Prepare for a five-year property boom
They say that history often repeats itself and don’t ask me who they are because I don’t know. However, an American philosopher George Santayana once said that “those who cannot remember the past are condemned to repeat it”. So, it is only fair that we look at previous property market patterns and analyse them to see if a pattern emerges, and we can base our future assumption on that basis.
A 200- year Cycle:
Phil Anderson, Founder of Property Sharemarket Economics, examines a business cycle and the critical role that property plays in boom and bust. By observing how these cycles have played out in the past, we can predict how the future market might shape and make assumptions as accurately as possible.
We analyse an economic cycle that has operated in the UK and the US for the past 200 years and more recently in other economies.
Boom and bust never end:
Phil Anderson analyses looking at the history, we can see that at least the late 18th century, economies have moved in roughly 18–20-year pattern followed by a depressed activity. For example, in the UK, the Lawson boom of the late 1980s (Lawson the then chancellor) gave way to the recession and property crash of the early 1990s. Roughly 18 years prior, the UK property prices had peaked in 1970, before the start of the credit crunch in 1973. And then, approximately 18 years after the 1990’s bust; we saw the collapse of 2008
What cycle are we in?
We are currently emerging from a mid-cycle recession into the land boom. It might not feel like a mid-cycle recession in the housing market, but the pandemic has been a significant economic event for specific sectors like hospitality, retail and tourism. Some might argue that if not for the pandemic, these sectors would not have suffered as much. However, mid-life cycles have often coincided with significant events such as the 9/11 terrorist attacks in 2001. Akhil Patel in Moneyweek argues that in 2019 the global economy was slowing, and the yield curve had inverted, a sign that slowdown was imminent. Regardless of a pandemic, there would have been a mid-cycle recession in 2020 followed by a land boom. Why?

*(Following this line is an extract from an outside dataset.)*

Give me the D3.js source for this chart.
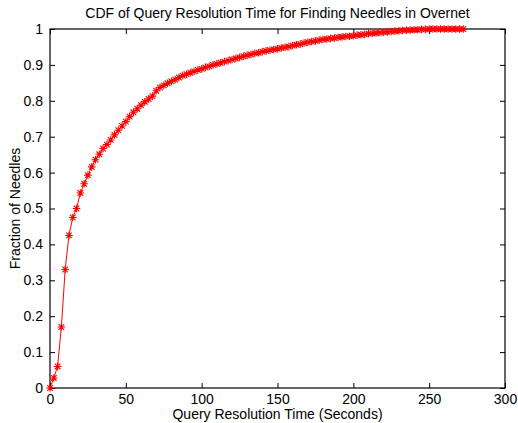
<!DOCTYPE html>
<html>
<head>
<meta charset="utf-8">
<script src="https://cdn.jsdelivr.net/npm/d3@7"></script>
<style>
  html, body { margin: 0; padding: 0; background: #fff; }
  svg { display: block; }
  text { font-family: "Liberation Sans", Arial, Helvetica, sans-serif; fill: #000; }
</style>
</head>
<body>
<svg id="chart" width="518" height="423"></svg>
<script>
// ---- data ----
const times = [
  0, 2.5, 5, 7.5, 10, 12.5, 15, 17.5, 20, 22.5,
  25, 27.5, 30, 32.5, 35, 37.5, 40, 42.5, 45, 47.5,
  50, 52.5, 55, 57.5, 60, 62.5, 65, 67.5, 70, 72.5,
  75, 77.5, 80, 82.5, 85, 87.5, 90, 92.5, 95, 97.5,
  100, 102.5, 105, 107.5, 110, 112.5, 115, 117.5, 120, 122.5,
  125, 127.5, 130, 132.5, 135, 137.5, 140, 142.5, 145, 147.5,
  150, 152.5, 155, 157.5, 160, 162.5, 165, 167.5, 170, 172.5,
  175, 177.5, 180, 182.5, 185, 187.5, 190, 192.5, 195, 197.5,
  200, 202.5, 205, 207.5, 210, 212.5, 215, 217.5, 220, 222.5,
  225, 227.5, 230, 232.5, 235, 237.5, 240, 242.5, 245, 247.5,
  250, 252.5, 255, 257.5, 260, 262.5, 265, 267.5, 270, 272.5
];
const fractions = [
  0.000, 0.028, 0.060, 0.170, 0.330, 0.425, 0.475, 0.500, 0.543, 0.569,
  0.593, 0.616, 0.636, 0.651, 0.667, 0.678, 0.691, 0.705, 0.718, 0.730,
  0.742, 0.756, 0.768, 0.778, 0.788, 0.797, 0.805, 0.813, 0.828, 0.837,
  0.843, 0.849, 0.854, 0.859, 0.865, 0.870, 0.874, 0.878, 0.882, 0.886,
  0.889, 0.893, 0.896, 0.900, 0.903, 0.906, 0.909, 0.912, 0.915, 0.918,
  0.921, 0.924, 0.927, 0.929, 0.932, 0.934, 0.937, 0.939, 0.941, 0.943,
  0.945, 0.947, 0.949, 0.951, 0.954, 0.956, 0.958, 0.961, 0.963, 0.965,
  0.967, 0.969, 0.971, 0.972, 0.974, 0.975, 0.977, 0.978, 0.979, 0.980,
  0.981, 0.983, 0.984, 0.985, 0.987, 0.988, 0.989, 0.990, 0.991, 0.992,
  0.993, 0.994, 0.995, 0.996, 0.997, 0.997, 0.998, 0.998, 0.999, 0.999,
  1.000, 1.000, 1.000, 1.000, 1.000, 1.000, 1.000, 1.000, 1.000, 1.000
];
const xTicks = [0, 50, 100, 150, 200, 250, 300];
const yTicks = [0, 0.1, 0.2, 0.3, 0.4, 0.5, 0.6, 0.7, 0.8, 0.9, 1];
const yTickLabels = ["0", "0.1", "0.2", "0.3", "0.4", "0.5", "0.6", "0.7", "0.8", "0.9", "1"];
const titleText = "CDF of Query Resolution Time for Finding Needles in Overnet";
const xLabelText = "Query Resolution Time (Seconds)";
const yLabelText = "Fraction of Needles";

// ---- layout ----
const svg = d3.select("#chart");
const mLeft = 50, mRight = 505, mTop = 29, mBottom = 388;

const x = d3.scaleLinear().domain([0, 300]).range([mLeft, mRight]);
const y = d3.scaleLinear().domain([0, 1]).range([mBottom, mTop]);

function styleAxis(g) {
  g.select(".domain").remove();
  g.selectAll(".tick line").attr("stroke", "#000").attr("stroke-width", 1);
  g.selectAll(".tick text").style("font-size", "14px")
    .style("font-family", '"Liberation Sans", Arial, Helvetica, sans-serif');
}

// bottom axis (inward ticks)
svg.append("g")
  .attr("transform", `translate(0,${mBottom})`)
  .call(d3.axisBottom(x).tickValues(xTicks).tickSizeInner(-5).tickSizeOuter(0).tickPadding(6))
  .call(styleAxis);

// top axis ticks
svg.append("g")
  .attr("transform", `translate(0,${mTop})`)
  .call(d3.axisTop(x).tickValues(xTicks).tickSizeInner(-5).tickSizeOuter(0).tickFormat(""))
  .call(styleAxis);

// left axis
svg.append("g")
  .attr("transform", `translate(${mLeft},0)`)
  .call(d3.axisLeft(y).tickValues(yTicks).tickSizeInner(-5).tickSizeOuter(0).tickPadding(7)
    .tickFormat((d, i) => yTickLabels[i]))
  .call(styleAxis);

// right axis ticks
svg.append("g")
  .attr("transform", `translate(${mRight},0)`)
  .call(d3.axisRight(y).tickValues(yTicks).tickSizeInner(-5).tickSizeOuter(0).tickFormat(""))
  .call(styleAxis);

// plot box
svg.append("rect")
  .attr("x", mLeft).attr("y", mTop)
  .attr("width", mRight - mLeft).attr("height", mBottom - mTop)
  .attr("fill", "none").attr("stroke", "#000").attr("stroke-width", 1.2);

// data line
const data = times.map((t, i) => ({ t, f: fractions[i] }));
const line = d3.line().x(d => x(d.t)).y(d => y(d.f));
svg.append("path")
  .datum(data)
  .attr("d", line)
  .attr("fill", "none")
  .attr("stroke", "#ff0000")
  .attr("stroke-width", 1);

// asterisk markers
const r = 3.8, rd = 2.8;
const star = `M${-r},0L${r},0M0,${-r}L0,${r}M${-rd},${-rd}L${rd},${rd}M${-rd},${rd}L${rd},${-rd}`;
svg.append("g").selectAll("path")
  .data(data)
  .join("path")
  .attr("transform", d => `translate(${x(d.t)},${y(d.f)})`)
  .attr("d", star)
  .attr("fill", "none")
  .attr("stroke", "#ff0000")
  .attr("stroke-width", 1.1);

// title & labels
svg.append("text")
  .attr("x", (mLeft + mRight) / 2).attr("y", 18)
  .attr("text-anchor", "middle")
  .style("font-size", "14px")
  .text(titleText);

svg.append("text")
  .attr("x", (mLeft + mRight) / 2).attr("y", 419)
  .attr("text-anchor", "middle")
  .style("font-size", "14px")
  .text(xLabelText);

svg.append("text")
  .attr("transform", `translate(20,${(mTop + mBottom) / 2}) rotate(-90)`)
  .attr("text-anchor", "middle")
  .style("font-size", "14px")
  .text(yLabelText);
</script>
</body>
</html>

The land is limited in supply, and everybody wants a piece of it:
Technology often accelerates the cycle and, to a certain extent, the boom of the second cycle. This is often linked with improved transportation, communication or consumer spending. We already know that inflation has hit 2.5% this year, indicating higher consumer spending, and the Bank of England (BOE) expects this to rise to 3% and maybe even beyond, which is much higher than the BOEs target of 2%.
Then we have significant infrastructure spending on projects driven by governments such as HS2, 5G high-speed internet networks, decentralised finance, automated transportation, biotechnology and smart cities etc., which have been driving the demand. Underneath it, all is land, and land will always capitalise on progress.
Such technological development produces massive advances in economic productivity, cuts the cost of doing business, gives rise to vast new industries and increases the demand for space in new locations. For instance, the fall in demand for retail outlets on the high street has coincided with the move to online shopping and demand for warehouses growing exponentially. Savills estimates that this is solely driven by online retailers like ASOS and Boohoo and estimates that they occupied 8 million square foot of space in 2015, which has now increased to an estimated 60 million square feet, an increase of 614% in five years.
When the cycle turns
Does this mean that we can time the cycle perfectly? Of course not. I firmly believe that it is “not about timing the market but time in the market” with the property that will eventually lead to success. No one can ever time a boom or bust, but you can make sure you have facts in front and prepare for both as best as possible because both will eventually happen.
Akhil Patel from moneyweek predicts that the mania phase will begin around 2024, with a likely crash in 2026. The final two years of a cycle is heady and a risky time for the investors.
Since the 1800s, when a crash happens, the average fall of the US stock market has been 50% and, in some cases more, like Europe in 2008. Property prices fall by around 30% in real terms. It starts to become clear that the housing boom was based on assumptions of ever-increasing house prices. The euphoria of the boom is matched by the despair of the bust. The darkest point of the crash comes about two years after the peak, when the banking system starts to collapse and is in the process of being bailed out, many businesses have shut, and unemployment is raging.
Now, this is the best time to buy. The stock market begins to price in the recovery and bottoms first, and there are real-estate bargains to be had in the best locations. The cash pile you build up in the boom, taking difficult decisions to stay out or not jump fully in, will now pay a dividend and return value to you many times over. As Warren Buffets famously said, “Be fearful when others are greedy and be greedy when others are fearful”.
And as of now and here in the cycle in 2021, be bullish without being silly.